Deputy Dawg

John Prescott - that old sea-dog and former deputy leader of the Labour party - has been at it again.

Putting his foot in it - or mouth in it - as is his wont on a regular basis.

Private Eye has again exposed just what an old phoney JP is - with his frequent blatherings on TV and Twitter.

Here's a piece from the latest edition of the magazine.

"Baron Prescott of Kingston-upon-Hull in the county of East Yorkshire was, as ever, quick to jump on a Twitter bandwagon , appending the scathing - #whereisthegovernment - hashtag to his 'tweets' about the Eurozone crisis.

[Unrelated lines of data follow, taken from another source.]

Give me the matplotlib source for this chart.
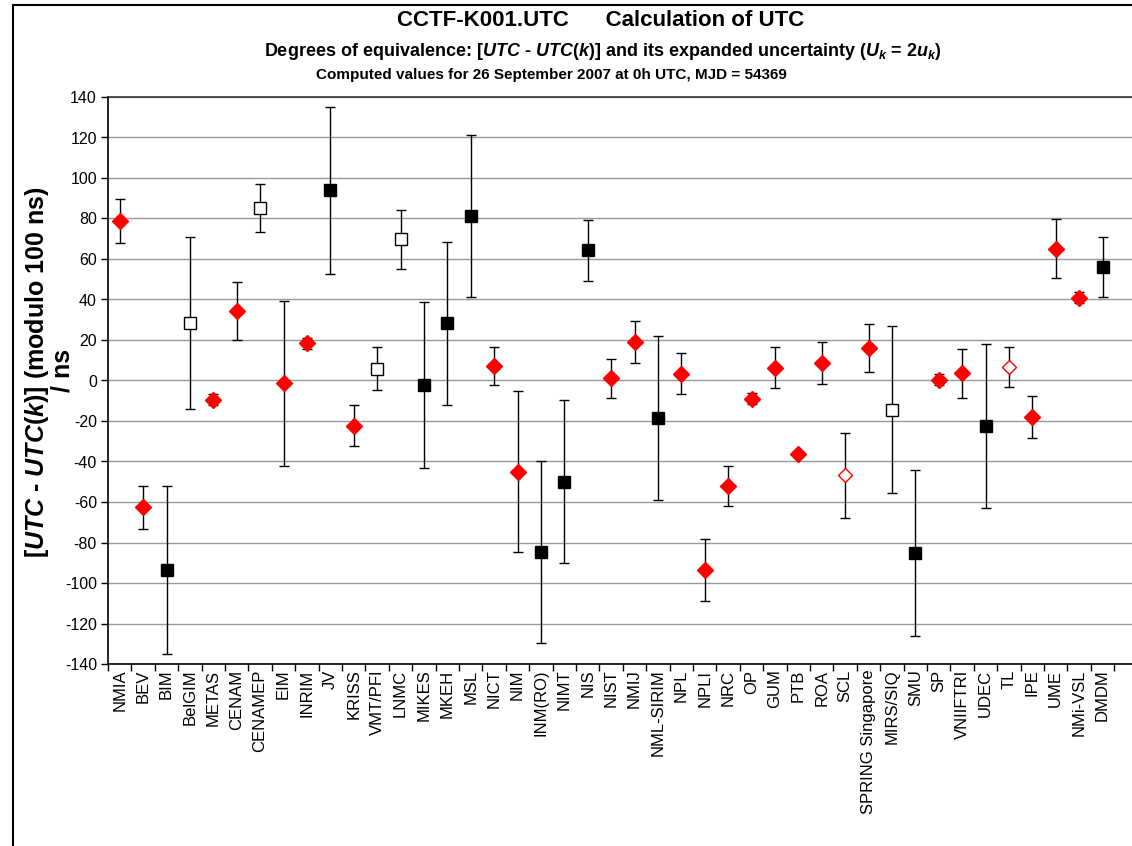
import matplotlib
matplotlib.use('Agg')
import matplotlib.pyplot as plt
from matplotlib.lines import Line2D

plt.rcParams['font.family'] = ['Liberation Sans', 'DejaVu Sans']
plt.rcParams['mathtext.fontset'] = 'custom'
plt.rcParams['mathtext.rm'] = 'Liberation Sans:bold'
plt.rcParams['mathtext.it'] = 'Liberation Sans:italic:bold'
plt.rcParams['mathtext.bf'] = 'Liberation Sans:bold'
plt.rcParams['axes.unicode_minus'] = False

# laboratories, in the order of the chart
labs = ['NMIA', 'BEV', 'BIM', 'BelGIM', 'METAS', 'CENAM', 'CENAMEP', 'EIM', 'INRIM', 'JV',
        'KRISS', 'VMT/PFI', 'LNMC', 'MIKES', 'MKEH', 'MSL', 'NICT', 'NIM', 'INM(RO)', 'NIMT',
        'NIS', 'NIST', 'NMIJ', 'NML-SIRIM', 'NPL', 'NPLI', 'NRC', 'OP', 'GUM', 'PTB',
        'ROA', 'SCL', 'SPRING Singapore', 'MIRS/SIQ', 'SMU', 'SP', 'VNIIFTRI', 'UDEC', 'TL', 'IPE',
        'UME', 'NMi-VSL', 'DMDM']

# [UTC - UTC(k)] / ns
dev = [78.7, -62.6, -93.5, 28.3, -9.5, 34.5, 85.2, -1.4, 18.4, 94.0,
       -22.3, 5.9, 69.8, -2.0, 28.3, 81.2, 7.2, -45.0, -84.6, -50.0,
       64.2, 1.0, 19.0, -18.7, 3.4, -93.5, -52.1, -9.0, 6.4, -36.3,
       8.8, -46.8, 16.1, -14.5, -85.2, 0.4, 3.5, -22.6, 6.7, -18.1,
       65.1, 40.9, 55.9]

# expanded uncertainty U_k / ns
unc = [10.9, 10.7, 41.5, 42.4, 2.7, 14.3, 12.0, 40.7, 2.7, 41.3,
       10.1, 10.5, 14.5, 41.0, 40.3, 40.0, 9.5, 39.8, 45.0, 40.2,
       14.9, 9.8, 10.3, 40.5, 10.2, 15.2, 10.1, 2.7, 10.3, 1.6,
       10.3, 21.0, 11.9, 41.2, 41.0, 2.8, 11.9, 40.6, 10.0, 10.3,
       14.5, 2.8, 14.8]

# marker style of each point
kind = ['rd', 'rd', 'bs', 'os', 'rd', 'rd', 'os', 'rd', 'rd', 'bs',
        'rd', 'os', 'os', 'bs', 'bs', 'bs', 'rd', 'rd', 'bs', 'bs',
        'bs', 'rd', 'rd', 'bs', 'rd', 'rd', 'rd', 'rd', 'rd', 'rd',
        'rd', 'od', 'rd', 'os', 'bs', 'rd', 'rd', 'bs', 'od', 'rd',
        'rd', 'rd', 'bs']

styles = {
    'rd': dict(marker='D', ms=8, mfc='#ff0000', mec='#ff0000'),
    'od': dict(marker='D', ms=7, mfc='white', mec='#ff0000', mew=1),
    'bs': dict(marker='s', ms=8.5, mfc='black', mec='black'),
    'os': dict(marker='s', ms=8.5, mfc='white', mec='black', mew=1),
}

fig = plt.figure(figsize=(11.32, 8.46), dpi=100)
ax = fig.add_axes([108 / 1132, 1 - 664 / 846, 1 - 108 / 1132, (664 - 97) / 846])

for i in range(len(labs)):
    ax.errorbar(i, dev[i], yerr=unc[i], fmt='none', ecolor='black', elinewidth=1,
                capsize=3.5, capthick=1, zorder=3)
    ax.plot(i, dev[i], ls='none', zorder=4, **styles[kind[i]])

ax.set_xlim(-0.5, 43.26)
ax.set_ylim(-140, 140)
ax.set_yticks(range(-140, 141, 20))
ax.grid(axis='y', color='#999999', lw=1)
ax.set_axisbelow(True)

ax.set_xticks([i + 0.5 for i in range(-1, len(labs))], minor=False)
ax.set_xticklabels([])
ax.set_xticks(range(len(labs)), minor=True)
ax.set_xticklabels(labs, minor=True, rotation=90, fontsize=12)
ax.tick_params(axis='x', which='minor', length=0, pad=4)
ax.tick_params(axis='x', which='major', length=5, direction='out', width=1)
ax.tick_params(axis='y', labelsize=11.5, length=5, direction='out', width=1, pad=3)

ax.spines['right'].set_visible(False)
ax.spines['top'].set_color('#333333')
for s in ['left', 'bottom', 'top']:
    ax.spines[s].set_linewidth(1.2)

# y axis title, two lines
fig.text(37 / 1132, 1 - 372 / 846, '[$UTC$ - $UTC$($k$)] (modulo 100 ns)', rotation=90,
         ha='center', va='center', fontsize=18, fontweight='bold')
fig.text(63 / 1132, 1 - 370 / 846, '/ ns', rotation=90,
         ha='center', va='center', fontsize=18, fontweight='bold')

fig.text(601 / 1132, 1 - 20 / 846, 'CCTF-K001.UTC      Calculation of UTC',
         ha='center', va='center', fontsize=16, fontweight='bold')
fig.text(603 / 1132, 1 - 52 / 846,
         'Degrees of equivalence: [$UTC$ - $UTC$($k$)] and its expanded uncertainty ($U_k$ = 2$u_k$)',
         ha='center', va='center', fontsize=13, fontweight='bold')
fig.text(551 / 1132, 1 - 75 / 846,
         'Computed values for 26 September 2007 at 0h UTC, MJD = 54369',
         ha='center', va='center', fontsize=11, fontweight='bold')

# page frame
fig.add_artist(Line2D([13 / 1132, 1], [1 - 5 / 846, 1 - 5 / 846], color='black', lw=1.5))
fig.add_artist(Line2D([13 / 1132, 13 / 1132], [0, 1 - 5 / 846], color='black', lw=1.5))

fig.savefig('out.png', dpi=100)
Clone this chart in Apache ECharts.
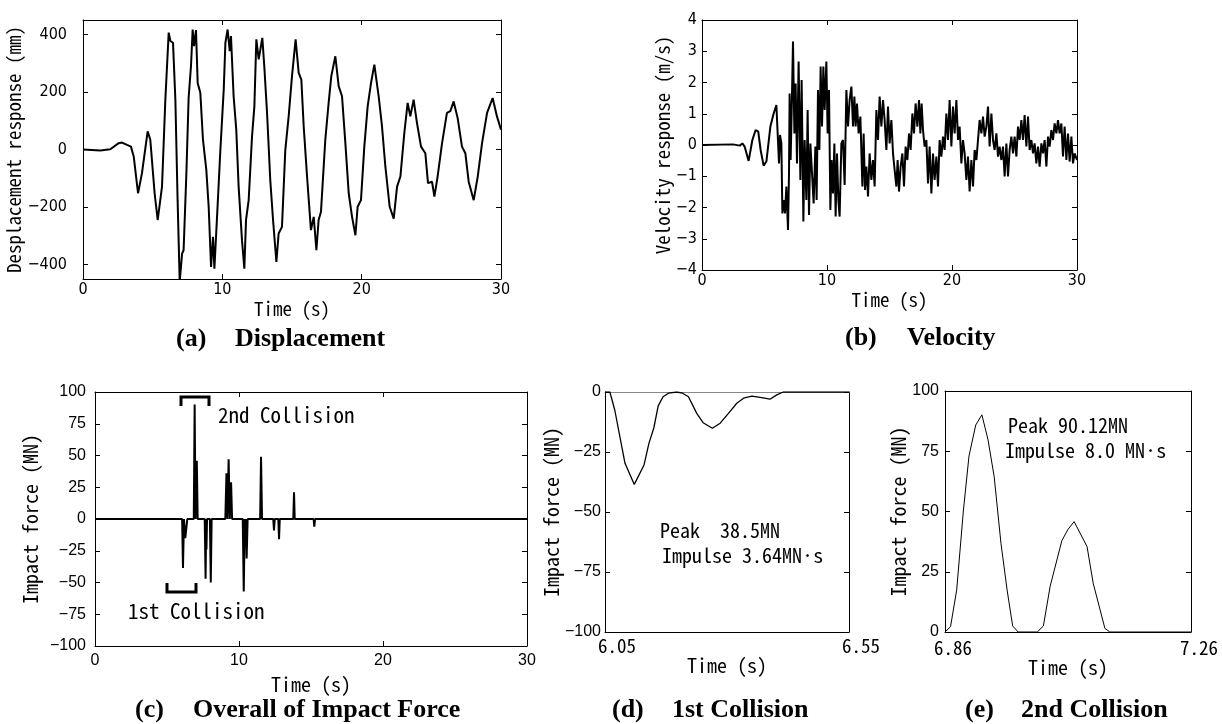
<!DOCTYPE html>
<html><head><meta charset="utf-8">
<script src="https://cdn.jsdelivr.net/npm/echarts@6/dist/echarts.min.js"></script>
<style>html,body{margin:0;padding:0;background:#fff}#c{width:1222px;height:724px}</style>
</head><body><div id="c"></div><script>
// ---------- DATA ----------
const dispTime = [0,1.24,1.96,2.56,2.8,3.16,3.44,3.64,3.95,4.23,4.64,4.83,5.14,5.36,5.67,5.91,6.15,6.27,6.46,6.63,6.79,6.94,7.11,7.22,7.42,7.58,7.75,7.87,7.97,8.11,8.23,8.42,8.61,8.85,9.02,9.19,9.33,9.43,9.62,9.86,10.1,10.22,10.38,10.53,10.62,10.81,11.0,11.17,11.41,11.58,11.7,11.89,12.13,12.3,12.44,12.61,12.87,13.01,13.21,13.44,13.64,13.88,14.04,14.28,14.52,14.76,15.0,15.26,15.48,15.67,15.84,16.08,16.36,16.56,16.75,16.91,17.08,17.39,17.63,17.82,18.11,18.35,18.59,18.83,19.07,19.31,19.55,19.71,19.95,20.19,20.43,20.67,20.91,21.22,21.46,21.7,22.01,22.3,22.54,22.78,23.06,23.3,23.49,23.73,23.97,24.26,24.57,24.76,25.05,25.22,25.45,25.77,26.12,26.36,26.6,26.89,27.2,27.44,27.68,28.04,28.33,28.64,29.0,29.4,29.71,30];
const dispValue = [0,-3.5,1,22,24,16,10,-24,-152,-83,63,34,-152,-245,-129,173,406,377,371,173,-176,-460,-362,-350,-83,179,290,417,359,415,231,197,34,-71,-199,-408,-303,-414,-234,-1,208,371,417,342,394,185,69,-129,-315,-414,-245,-176,45,150,383,313,388,290,127,-106,-245,-391,-292,-269,-1,115,255,383,266,243,80,-94,-280,-234,-350,-245,-216,34,162,255,324,220,185,22,-152,-234,-298,-199,-176,10,150,231,295,185,80,-59,-199,-240,-129,-94,57,162,115,173,92,10,-13,-117,-112,-164,-94,22,127,133,167,109,10,-13,-112,-176,-94,22,127,179,115,69];

const velTime = [0,2.48,3.01,3.23,3.41,3.73,4.03,4.29,4.5,4.69,4.93,5.15,5.47,5.73,5.95,6.11,6.16,6.24,6.35,6.43,6.56,6.64,6.75,6.88,6.96,7.01,7.09,7.17,7.28,7.39,7.49,7.6,7.73,7.87,7.97,8.11,8.21,8.35,8.45,8.56,8.67,8.83,8.93,9.07,9.17,9.28,9.39,9.49,9.6,9.71,9.81,9.95,10.05,10.16,10.27,10.37,10.48,10.59,10.69,10.8,10.91,11.01,11.15,11.28,11.41,11.55,11.68,11.81,11.95,12.08,12.19,12.29,12.4,12.53,12.67,12.83,12.93,13.04,13.15,13.28,13.41,13.55,13.68,13.81,13.95,14.08,14.21,14.35,14.48,14.61,14.75,14.88,15.01,15.15,15.28,15.41,15.55,15.65,15.76,15.89,16.03,16.16,16.29,16.43,16.56,16.69,16.83,16.96,17.09,17.23,17.36,17.47,17.57,17.68,17.81,17.95,18.08,18.21,18.35,18.48,18.61,18.75,18.88,19.01,19.15,19.28,19.41,19.55,19.68,19.81,19.95,20.08,20.21,20.35,20.48,20.61,20.75,20.88,21.01,21.15,21.28,21.41,21.55,21.68,21.81,21.95,22.08,22.21,22.35,22.48,22.61,22.75,22.88,23.01,23.15,23.28,23.41,23.55,23.68,23.81,23.95,24.08,24.21,24.35,24.48,24.61,24.75,24.88,25.01,25.15,25.28,25.41,25.55,25.68,25.81,25.95,26.08,26.21,26.35,26.48,26.61,26.75,26.88,27.01,27.15,27.28,27.41,27.55,27.68,27.81,27.95,28.08,28.21,28.35,28.48,28.61,28.75,28.88,29.01,29.15,29.28,29.41,29.55,29.68,29.81,30];
const velValue = [0,0.02,-0.02,0.05,-0.05,-0.51,0.16,0.48,0.43,-0.16,-0.66,-0.53,0.59,1.01,1.28,1.23,-0.59,0.32,0.05,-2.19,-1.76,-2.19,-1.33,-2.72,-0.91,1.65,-0.48,1.01,3.31,0.37,1.97,-0.59,2.67,-1.12,2.08,-2.45,0.16,-1.76,1.12,-2.24,0.05,-1.12,-1.87,-0.05,-1.76,1.76,-0.16,2.51,0.59,2.51,1.12,2.67,0.37,1.76,-2.08,-0.48,-1.55,0.05,-2.29,-0.27,-1.76,-2.29,0.05,0.16,-1.28,1.76,0.59,1.44,1.87,0.59,1.55,0.59,1.33,0.37,0.91,-1.33,0.37,-1.44,-0.69,-1.65,-0.27,-1.12,-0.48,-1.33,1.12,0.16,1.55,0.59,1.44,0.8,-0.16,1.23,0.05,0.8,-0.27,-0.8,-1.33,-0.48,-1.49,-0.69,-0.27,-1.33,-0.05,-0.48,0.37,-0.16,1.01,0.37,1.33,0.59,1.44,0.37,1.33,0.48,-0.05,0.16,-1.23,-0.05,-1.55,-0.27,-1.12,-0.37,-1.33,0.16,-0.37,0.27,-0.16,1.01,0.16,1.44,-0.05,1.23,0.37,1.44,0.16,0.59,-0.59,0.16,-0.27,-1.12,-0.37,-1.49,-0.48,-1.33,-0.16,-0.48,0.16,0.8,0.37,0.91,0.27,0.59,1.23,-0.05,1.01,0.16,-0.16,0.37,-0.37,-0.05,-0.48,-0.05,-1.01,0.05,-1.01,-0.16,0.27,-0.27,0.27,-0.37,0.59,0.16,0.8,0.16,0.96,-0.05,0.91,-0.16,0.16,-0.27,0.05,-0.59,-0.05,-0.69,0.05,-0.27,0.16,-0.69,0.27,-0.05,0.48,0.16,0.69,0.37,0.8,0.37,0.69,-0.37,0.59,-0.48,0.37,-0.53,0.27,-0.59,-0.27,-0.48];

const impactTime = [0,6.05,6.11,6.18,6.27,6.41,6.86,6.92,6.98,7.01,7.07,7.13,7.62,7.68,7.72,7.74,7.78,7.98,8.04,8.1,9.05,9.13,9.2,9.28,9.36,9.45,9.52,10.26,10.33,10.4,10.45,10.48,10.53,10.6,11.47,11.53,11.6,12.38,12.43,12.48,12.73,12.78,12.83,13.77,13.82,13.87,15.18,15.23,15.28,30];
const impactForce = [0,0,-38.5,0,-15,0,0,90.1,0,0,45.8,0,0,-47,0,-24,0,0,-50,0,0,36,0,47,0,29,0,0,-57,0,-16,0,-31,0,0,49,0,0,-9,0,0,-16,0,0,21,0,0,-6,0,0];

const col1Time = [6.05,6.06,6.07,6.091,6.11,6.13,6.14,6.15,6.159,6.169,6.18,6.197,6.209,6.221,6.238,6.251,6.27,6.286,6.303,6.32,6.334,6.351,6.371,6.388,6.402,6.415,6.55];
const col1Force = [0,0,-7.5,-29.7,-38.5,-30.4,-21.4,-15,-5.8,-2,-0.5,0,-0.5,-2,-8.9,-12.8,-15.1,-13,-8.9,-4.7,-2.6,-1.7,-2.3,-3,-1.2,0,0];

const col2Time = [6.86,6.869,6.879,6.89,6.899,6.91,6.92,6.93,6.94,6.951,6.961,6.97,6.979,7.01,7.02,7.031,7.05,7.06,7.07,7.091,7.101,7.12,7.128,7.26];
const col2Force = [0,2.2,17.4,50.6,73,85.9,90.1,79.7,64.4,36.8,17.4,2.5,0,0,2.5,19,37.9,42.6,45.8,35.4,20.2,1.5,0,0];

const dispTicks = [-400,-200,0,200,400];
const col1XLabels = [6.05,6.55];
const col2XLabels = [6.86,7.26];

// ---------- STYLE ----------
const MONO = "'Noto Sans Mono CJK JP','Noto Sans Mono CJK SC','DejaVu Sans Mono',monospace";
const NARROW = "'Liberation Sans Narrow','DejaVu Sans Condensed','Liberation Sans',sans-serif";
const SANS = "'Liberation Sans',Arial,sans-serif";
const SERIF = "'Liberation Serif','Times New Roman',serif";
const minus = v => String(v).replace('-', '\u2212');
const zip = (a, b) => a.map((t, i) => [t, b[i]]);

const chart = echarts.init(document.getElementById('c'), null, {renderer: 'canvas'});

const grids = [
  {left: 83, top: 20, width: 418, height: 259},
  {left: 702, top: 20, width: 375, height: 250},
  {left: 95, top: 392, width: 432, height: 254},
  {left: 605, top: 392, width: 244, height: 240},
  {left: 945, top: 391, width: 246, height: 241}
];

const lineC = {color: '#000', width: 1};
const xAxes = [], yAxes = [];
function addX(g, cfg, labelCfg, name, nameGap, nameSize, tickShow, topLine) {
  xAxes.push(Object.assign({
    type: 'value', gridIndex: g, position: 'bottom',
    axisLine: {show: true, onZero: false, lineStyle: lineC},
    axisTick: {show: tickShow, inside: true, length: 5, lineStyle: lineC},
    axisLabel: labelCfg, splitLine: {show: false},
    name: name, nameLocation: 'middle', nameGap: nameGap,
    nameTextStyle: {fontFamily: MONO, fontSize: nameSize, color: '#000'}
  }, cfg));
  xAxes.push(Object.assign({
    type: 'value', gridIndex: g, position: 'top',
    axisLine: {show: true, onZero: false, lineStyle: topLine || lineC},
    axisTick: {show: tickShow, inside: true, length: 5, lineStyle: lineC},
    axisLabel: {show: false}, splitLine: {show: false}
  }, cfg));
}
function addY(g, cfg, labelCfg, name, nameGap, nameSize, tickCfg) {
  yAxes.push(Object.assign({
    type: 'value', gridIndex: g, position: 'left',
    axisLine: {show: true, onZero: false, lineStyle: lineC},
    axisTick: Object.assign({show: true, inside: true, length: 5, lineStyle: lineC}, tickCfg || {}),
    axisLabel: labelCfg, splitLine: {show: false},
    name: name, nameLocation: 'middle', nameGap: nameGap,
    nameTextStyle: {fontFamily: MONO, fontSize: nameSize, color: '#000'}
  }, cfg));
  yAxes.push(Object.assign({
    type: 'value', gridIndex: g, position: 'right',
    axisLine: {show: true, onZero: false, lineStyle: lineC},
    axisTick: Object.assign({show: true, inside: true, length: 5, lineStyle: lineC}, tickCfg || {}),
    axisLabel: {show: false}, splitLine: {show: false}
  }, cfg));
}

const topLab = (margin) => ({fontFamily: NARROW, fontSize: 16, color: '#000', margin: margin, formatter: minus});
const botLab = (margin) => ({fontFamily: SANS, fontSize: 16, color: '#000', margin: margin, formatter: minus});

// (a)
addX(0, {min: 0, max: 30, interval: 10}, topLab(3), 'Time (s)', 20, 19, true);
addY(0, {min: -450, max: 450}, Object.assign(topLab(16), {customValues: dispTicks}), 'Desplacement response (mm)', 55, 19, {customValues: dispTicks});
// (b)
addX(1, {min: 0, max: 30, interval: 10}, topLab(3), 'Time (s)', 17, 19, true);
addY(1, {min: -4, max: 4, interval: 1}, topLab(5), 'Velocity response (m/s)', 30, 19);
// (c)
addX(2, {min: 0, max: 30, interval: 10}, botLab(7), 'Time (s)', 28, 20, true);
addY(2, {min: -100, max: 100, interval: 25}, botLab(9), 'Impact force (MN)', 55, 20);
// (d)
addX(3, {min: 6.05, max: 6.55}, {fontFamily: MONO, fontSize: 19, color: '#000', margin: 4, customValues: col1XLabels, formatter: v => v.toFixed(2), padding: [0, 0, 0, 24], showMinLabel: true, showMaxLabel: true}, 'Time (s)', 22, 20, false, {color: '#888', width: 1});
addY(3, {min: -100, max: 0, interval: 25}, botLab(4), 'Impact force (MN)', 38, 20);
// (e)
addX(4, {min: 6.86, max: 7.26}, {fontFamily: MONO, fontSize: 19, color: '#000', margin: 6, customValues: col2XLabels, formatter: v => v.toFixed(2), padding: [0, 0, 0, 16], showMinLabel: true, showMaxLabel: true}, 'Time (s)', 12, 20, false);
addY(4, {min: 0, max: 100, interval: 25}, botLab(6), 'Impact force (MN)', 34, 20);

const mkSeries = (i, data, w) => ({
  type: 'line', xAxisIndex: 2 * i, yAxisIndex: 2 * i, data: data, showSymbol: false, symbol: 'none',
  lineStyle: {color: '#000', width: w}, clip: true, animation: false, z: 3
});

const capText = (x, y, t) => ({type: 'text', left: x, top: y, style: {text: t, fontFamily: SERIF, fontWeight: 'bold', fontSize: 26, fill: '#000'}});
const annText = (x, y, t, s) => ({type: 'text', left: x, top: y, style: {text: t, fontFamily: MONO, fontSize: s, fill: '#000'}});

const graphics = [
  capText(176, 326, '(a)'), capText(235, 326, 'Displacement'),
  capText(845, 325, '(b)'), capText(907, 325, 'Velocity'),
  capText(135, 697, '(c)'), capText(193, 697, 'Overall of Impact Force'),
  capText(612, 697, '(d)'), capText(672, 697, '1st Collision'),
  capText(965, 697, '(e)'), capText(1021, 697, '2nd Collision'),
  annText(218, 405, '2nd Collision', 21),
  annText(128, 601, '1st Collision', 21),
  annText(660, 520, 'Peak  38.5MN', 20),
  annText(662, 545, 'Impulse 3.64MN\u00b7s', 20),
  annText(1008, 415, 'Peak 90.12MN', 20),
  annText(1005, 440, 'Impulse 8.0 MN\u00b7s', 20),
  {type: 'polyline', shape: {points: [[181, 406], [181, 397], [209, 397], [209, 406]]}, style: {stroke: '#000', lineWidth: 3, fill: null}},
  {type: 'polyline', shape: {points: [[167, 583], [167, 592], [196, 592], [196, 583]]}, style: {stroke: '#000', lineWidth: 3, fill: null}}
];

chart.setOption({
  animation: false,
  backgroundColor: '#fff',
  grid: grids,
  xAxis: xAxes,
  yAxis: yAxes,
  series: [
    mkSeries(0, zip(dispTime, dispValue), 2),
    mkSeries(1, zip(velTime, velValue), 2),
    mkSeries(2, zip(impactTime, impactForce), 2),
    mkSeries(3, zip(col1Time, col1Force), 1.3),
    mkSeries(4, zip(col2Time, col2Force), 1)
  ],
  graphic: graphics
});
</script></body></html>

He also took to Andrew Marr's sofa after the first night of the riots to announce that he had been in charge "every August for ten years, I had the tsumami (sic), I had the 7/11" (he was presumably referring to the Asian tsunami, which took place in December 2004, and either the terror attacks on New York in September 2011, or London in July 2005).

"I had one minister phone me up and say 'I can do it from down in Cornwall on the beach', " he continued, warming to his theme. "No you bloody well can't, get up here, I want a full team sitting in cabinet discussing the issues."

And how exactly did the artist formerly known as John Prescott react to criticism of defence secretary Geoff Hoon's decision to go on a family holiday following the suicide of Dr David Kelly in August 2003?

"Everyone has to have their holidays," he announced on Breakfast with Frost.

Just count your blessings - that the country was in such safe hands.